Fully electronic meetings of government boards have been in apparent contradiction with state law since Nov. 1, when Gov. Ron DeSantis ended his emergency declaration allowing government bodies to convene electronically instead of by physical quorum, as state law normally requires.
The town’s boards and committees had been meeting virtually since March 2020, when the coronavirus pandemic shuttered government offices, schools and businesses.
The council resumed in person-meetings from October to December, then moved back to virtual gatherings amid a spike in cases before resuming in-person meetings in March.
In May, it required the four decision-making boards to resume in-person public meetings after Randolph said the boards’ decisions could be legally challenged on grounds that they were not complying with the governors’ order.
Randolph said Tuesday he continues to recommend that the council and other decision-making boards have a quorum present each time they meet. But he said a council policy intended to prevent physical interaction between board members, town employees and residents is “entirely appropriate under the circumstances … the health and welfare of the electorate and of the council and commission members is of paramount importance.”
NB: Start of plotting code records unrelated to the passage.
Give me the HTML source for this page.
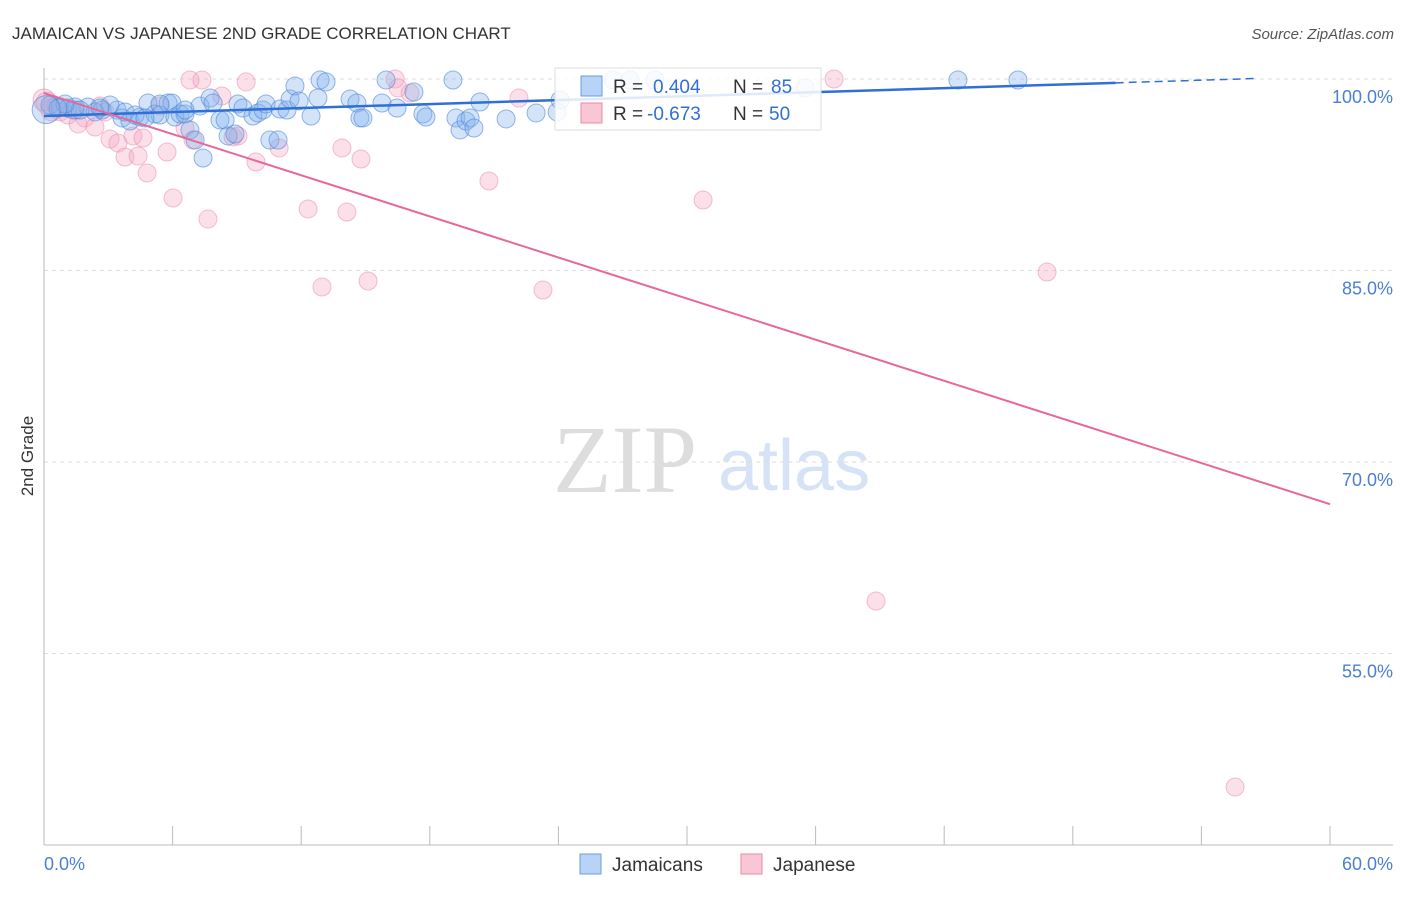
<!DOCTYPE html>
<html><head><meta charset="utf-8"><style>
body{margin:0;background:#fff;font-family:"Liberation Sans",sans-serif;}
</style></head><body>
<svg width="1406" height="892" xmlns="http://www.w3.org/2000/svg" id="chart">
<text x="12" y="39" font-size="17" fill="#333">JAMAICAN VS JAPANESE 2ND GRADE CORRELATION CHART</text>
<text x="1394" y="39" font-size="15" fill="#555" text-anchor="end" font-style="italic">Source: ZipAtlas.com</text>
<text x="33" y="456" font-size="17" fill="#333" text-anchor="middle" transform="rotate(-90 33 456)">2nd Grade</text>
<g>
<text x="553" y="492" font-size="96" font-family="Liberation Serif,serif" fill="#ddd">ZIP</text>
<text x="718" y="490" font-size="72" fill="#d6e3f6">atlas</text>
</g>
<g id="grid"></g><g id="axes"></g><g id="pts"></g><g id="lines"></g>
<g>
<rect x="555" y="68" width="266" height="62" fill="#fff" fill-opacity="0.85" stroke="#ddd"/>
<rect x="581" y="76" width="21" height="20" fill="#b8d3f5" stroke="#6a9ee0"/>
<text x="613" y="93" font-size="19" fill="#333">R =</text>
<text x="653" y="93" font-size="19" fill="#2f6fd6">0.404</text>
<text x="733" y="93" font-size="19" fill="#333">N =</text>
<text x="771" y="93" font-size="19" fill="#2f6fd6">85</text>
<rect x="581" y="103" width="21" height="20" fill="#f9c6d6" stroke="#e88aa8"/>
<text x="613" y="120" font-size="19" fill="#333">R =</text>
<text x="647" y="120" font-size="19" fill="#2f6fd6">-0.673</text>
<text x="733" y="120" font-size="19" fill="#333">N =</text>
<text x="769" y="120" font-size="19" fill="#2f6fd6">50</text>
</g>
<g>
<rect x="580" y="854" width="21" height="20" fill="#b8d3f5" stroke="#6a9ee0"/>
<text x="612" y="871" font-size="19" fill="#333">Jamaicans</text>
<rect x="741" y="854" width="21" height="20" fill="#f9c6d6" stroke="#e88aa8"/>
<text x="773" y="871" font-size="19" fill="#333">Japanese</text>
</g>
</svg>
<script>
const yTicks=[100,85,70,55];
const xTickLabels=["0.0%","60.0%"];
const blueX=[0.28,0.75,1.12,1.45,2.05,2.38,2.71,3.41,3.64,4.01,4.48,4.85,5.18,5.41,5.79,5.97,6.11,6.35,6.58,6.81,7.05,7.28,7.42,7.75,7.89,8.21,8.45,8.59,8.91,9.05,9.28,9.75,9.98,10.22,10.36,10.54,10.92,11.01,11.34,11.48,11.71,11.90,12.46,12.78,12.88,13.16,14.28,14.60,14.74,14.88,15.77,15.96,16.47,17.26,17.68,17.82,19.08,19.22,19.41,19.69,19.88,20.06,20.34,21.56,22.96,23.94,24.08,26.55,27.34,28.51,35.51,42.64,45.44,1.45,3.08,1.68,0.98,0.65,2.61,3.78,4.25,4.71,5.41,6.58,0.1];
const blueY=[97.96,97.81,97.73,97.57,97.81,97.42,97.57,97.57,96.95,96.71,97.02,98.12,97.26,97.18,98.12,98.12,97.02,97.26,97.26,96.01,95.22,97.89,93.81,98.51,98.12,96.79,96.79,95.54,95.69,98.04,97.73,97.10,97.34,97.57,98.04,95.22,95.22,97.65,97.57,98.43,99.45,98.28,97.10,98.51,99.92,99.77,98.43,98.12,96.95,96.95,98.12,99.92,97.73,98.98,97.26,97.02,99.92,96.95,96.01,96.71,96.95,96.16,98.20,96.87,97.34,97.42,98.36,99.92,99.92,99.92,99.30,99.92,99.92,97.81,97.96,97.57,98.04,97.73,97.73,97.42,97.18,96.95,98.04,97.57,97.6];
const pinkX=[0,0.14,0.37,0.56,0.75,1.12,1.31,1.59,1.91,2.38,2.61,2.85,3.08,3.45,3.78,4.15,4.39,4.62,4.81,5.41,5.74,6.02,6.58,6.81,6.95,7.37,7.65,8.30,8.82,9.05,9.43,9.89,10.97,12.32,12.97,13.90,14.13,14.79,15.12,16.38,16.52,17.08,20.76,22.16,23.28,30.75,36.86,46.80,38.82,55.57];
const pinkY=[98.36,98.12,97.57,97.89,97.42,97.18,97.57,96.48,96.95,96.24,97.89,97.42,95.30,94.99,93.89,95.54,93.97,95.38,92.64,97.89,94.28,90.68,96.16,99.92,95.22,99.92,89.03,98.67,95.46,95.54,99.77,93.50,94.60,89.82,83.71,94.60,89.58,93.73,84.18,100,99.30,98.90,92.01,98.51,83.47,90.52,100,84.88,59.11,44.54];
const blueFit=[97.1,99.7];
const pinkFit=[98.9,66.7];
const NS="http://www.w3.org/2000/svg";
const X=v=>44+v*(1330-44)/60;
const Y=v=>79+(100-v)*12.767;
function mk(tag,attrs,parent){const e=document.createElementNS(NS,tag);for(const k in attrs)e.setAttribute(k,attrs[k]);document.getElementById(parent).appendChild(e);return e;}
yTicks.forEach(t=>{
 const l=mk('line',{x1:44,x2:1393,y1:Y(t),y2:Y(t),stroke:'#ddd','stroke-dasharray':'4,4'},'grid');
 
 
 const tx=mk('text',{x:1393,y:Y(t)+24,'font-size':18,fill:'#4a7fd4','text-anchor':'end'},'grid');
 tx.textContent=t.toFixed(1)+'%';
 
 
});
let a=mk('line',{x1:44,x2:44,y1:68,y2:845,stroke:'#bbb'},'axes');


a=mk('line',{x1:44,x2:1393,y1:845,y2:845,stroke:'#bbb'},'axes');


for(let i=0;i<=10;i++){const t=mk('line',{x1:X(i*6),x2:X(i*6),y1:826,y2:845,stroke:'#bbb'},'axes');
 
 }
[[0,'start',44],[60,'end',1393]].forEach((d,i)=>{const t=mk('text',{x:d[2],y:870,'font-size':18,fill:'#4a7fd4','text-anchor':d[1]},'axes');t.textContent=xTickLabels[i];
 
 });
pinkX.forEach((x,i)=>{const c=mk('circle',{cx:X(x),cy:Y(pinkY[i]),r:i<3?11:9,fill:'rgba(244,165,192,0.35)',stroke:'rgba(235,140,172,0.55)','stroke-width':1},'pts');
 
 });
blueX.forEach((x,i)=>{const c=mk('circle',{cx:X(x),cy:Y(blueY[i]),r:i==blueX.length-1?14:9,fill:'rgba(130,178,238,0.35)',stroke:'rgba(80,135,215,0.6)','stroke-width':1},'pts');
 
 });
let ln=mk('line',{x1:X(0),y1:Y(blueFit[0]),x2:X(50),y2:Y(blueFit[1]),stroke:'#2f6fd6','stroke-width':2.5},'lines');


const sl=(blueFit[1]-blueFit[0])/50;
ln=mk('line',{x1:X(50),y1:Y(blueFit[1]),x2:X(56.5),y2:Y(blueFit[1]+sl*6.5),stroke:'#2f6fd6','stroke-width':1.5,'stroke-dasharray':'8,5'},'lines');


ln=mk('line',{x1:X(0),y1:Y(pinkFit[0]),x2:X(60),y2:Y(pinkFit[1]),stroke:'#e8679a','stroke-width':2},'lines');


</script>
</body></html>
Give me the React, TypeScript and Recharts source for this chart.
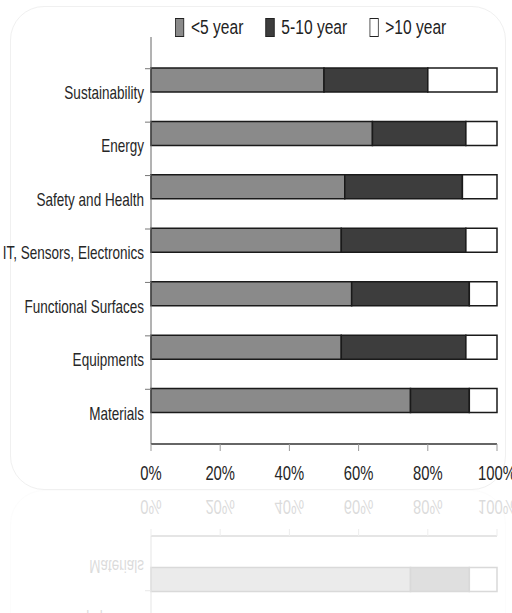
import { BarChart, Bar, XAxis, YAxis } from "recharts"

const categories = [
  "Sustainability",
  "Energy",
  "Safety and Health",
  "IT, Sensors, Electronics",
  "Functional Surfaces",
  "Equipments",
  "Materials",
]
const under5 = [50, 64, 56, 55, 58, 55, 75]
const from5to10 = [30, 27, 34, 36, 34, 36, 17]
const over10 = [20, 9, 10, 9, 8, 9, 8]
const xTicks = [0, 20, 40, 60, 80, 100]

const series = [
  { key: "under5", name: "<5 year", fill: "#8a8a8a" },
  { key: "from5to10", name: "5-10 year", fill: "#3d3d3d" },
  { key: "over10", name: ">10 year", fill: "#ffffff" },
]

const rows = categories.map((name, i) => ({
  name,
  under5: under5[i],
  from5to10: from5to10[i],
  over10: over10[i],
}))

const FONT = "'Liberation Sans', Arial, sans-serif"
// no narrow font installed, so squeeze the regular one
const SQUEEZE = 0.76

function CategoryTick(props: any) {
  const { x, y, payload } = props
  return (
    <g>
      <line x1={x} x2={x + 6} y1={y - 11} y2={y - 11} stroke="#777" strokeWidth={1} />
      <text
        transform={`translate(${x - 1},${y + 13}) scale(${SQUEEZE},1)`}
        dy="0.35em"
        textAnchor="end"
        fill="#262626"
        fontSize={17.8}
        fontFamily={FONT}
      >
        {payload.value}
      </text>
    </g>
  )
}

function PercentTick(props: any) {
  const { x, y, payload } = props
  return (
    <text
      transform={`translate(${x},${y}) scale(${SQUEEZE},1)`}
      dy="0.71em"
      textAnchor="middle"
      fill="#262626"
      fontSize={19.5}
      fontFamily={FONT}
    >
      {`${payload.value}%`}
    </text>
  )
}

function Legend() {
  return (
    <div
      style={{
        position: "absolute",
        top: 15,
        left: 175,
        display: "flex",
        alignItems: "center",
        fontFamily: FONT,
        fontSize: 20.5,
        color: "#222",
        whiteSpace: "nowrap",
        transform: `scaleX(${SQUEEZE})`,
        transformOrigin: "left center",
      }}
    >
      {series.map((s, i) => (
        <div key={s.key} style={{ display: "flex", alignItems: "center", marginRight: i < 2 ? 29 : 0 }}>
          <span
            style={{
              display: "inline-block",
              width: 10,
              height: 17,
              background: s.fill,
              border: "1.5px solid #222",
              marginRight: 9,
            }}
          />
          <span>{s.name}</span>
        </div>
      ))}
    </div>
  )
}

function Chart() {
  return (
    <div style={{ position: "relative", width: 512, height: 490 }}>
      <div
        style={{
          position: "absolute",
          left: 10,
          top: 6,
          width: 494,
          height: 482,
          border: "1px solid #f0f0f0",
          borderRadius: 34,
        }}
      />
      <Legend />
      <BarChart
        layout="vertical"
        width={512}
        height={490}
        data={rows}
        margin={{ top: 37, right: 15, bottom: 0, left: 0 }}
        barSize={24}
        style={{ position: "absolute", top: 0, left: 0 }}
      >
        <XAxis
          type="number"
          domain={[0, 100]}
          ticks={xTicks}
          height={46}
          tickSize={7}
          tickMargin={15}
          axisLine={{ stroke: "#333", strokeWidth: 1.5 }}
          tickLine={{ stroke: "#999" }}
          tick={<PercentTick />}
        />
        <YAxis
          type="category"
          dataKey="name"
          width={151}
          padding={{ top: 16, bottom: 17 }}
          tickSize={0}
          tickMargin={6}
          tickLine={false}
          axisLine={{ stroke: "#666", strokeWidth: 1 }}
          tick={<CategoryTick />}
          interval={0}
        />
        {series.map((s) => (
          <Bar
            key={s.key}
            dataKey={s.key}
            name={s.name}
            stackId="a"
            fill={s.fill}
            stroke="#1a1a1a"
            strokeWidth={1.5}
            isAnimationActive={false}
          />
        ))}
      </BarChart>
    </div>
  )
}

export default function App() {
  return (
    <div
      style={{
        position: "absolute",
        top: 0,
        left: 0,
        width: 512,
        height: 613,
        overflow: "hidden",
        background: "#fff",
      }}
    >
      <Chart />
      <div style={{ position: "absolute", top: 490, left: 0, width: 512, height: 123, overflow: "hidden" }}>
        <div
          style={{
            position: "absolute",
            top: 0,
            left: 0,
            transform: "scaleY(-1)",
            transformOrigin: "center",
            opacity: 0.16,
          }}
        >
          <Chart />
        </div>
      </div>
    </div>
  )
}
The governor’s order continues to be a concern, he said. “My cautionary statement would be that, in light of the governor’s order, there could be some challenges to this, but we should deal with those challenges on a case-by-case basis.”
Zeidman noted that many residents, including members of the boards and commissions, are out of town during the summer.
In a letter this week to members of the code board and architectural and landmarks commissions, she said she would recommend that the council not expect them to travel back to town for their board meetings.
“Most of you travel by air and there is no [social] distancing that can be achieved on a commercial flight,” she wrote. “The recommendation will include that your meetings be held virtually provided that a quorum is present in Town Hall.”
At a special meeting on July 27, the council reinstated a previous requirement that face masks be worn, and social distancing practiced, at Town Hall, the Police Station, Mandel Recreation Center, and other town-owned buildings. The mandate applies to everyone regardless of their vaccination status.